The approach could be applicable to securing data transmitted over fiber optic lines and also help improve technologies for sensing, telecommunications and information processing, researchers say. The concept, theoretically, could be extended to make 3D objects invisible from all directions; a significant step in the development of practical invisibility cloaking technologies.
Most current cloaking devices can fully conceal the object of interest only when the object is illuminated with just one color of light. However, sunlight and most other light sources are broadband, meaning that they contain many colors. The new device, called a spectral invisibility cloak, is designed to completely hide arbitrary objects under broadband illumination.

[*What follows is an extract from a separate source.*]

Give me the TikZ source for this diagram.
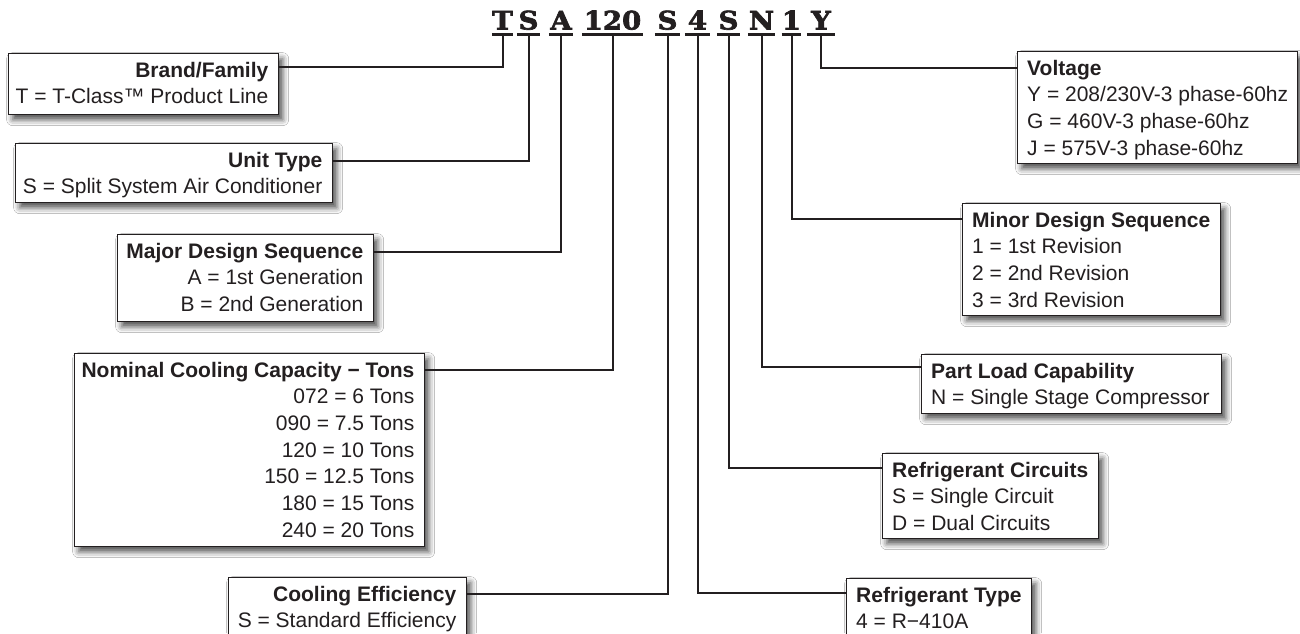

The spectral cloak operates by selectively transferring energy from certain colors of the light wave to other colors. After the wave has passed through the object, the device restores the light to its original state. Researchers demonstrate the new approach in Optica, The Optical Society”s journal for high impact research.
“Our work represents a breakthrough in the quest for invisibility cloaking,” said José Azaña, National Institute of Scientific Research (INRS), Montréal, Canada. “We have made a target object fully invisible to observation under realistic broadband illumination by propagating the illumination wave through the object with no detectable distortion, exactly as if the object and cloak were not present.”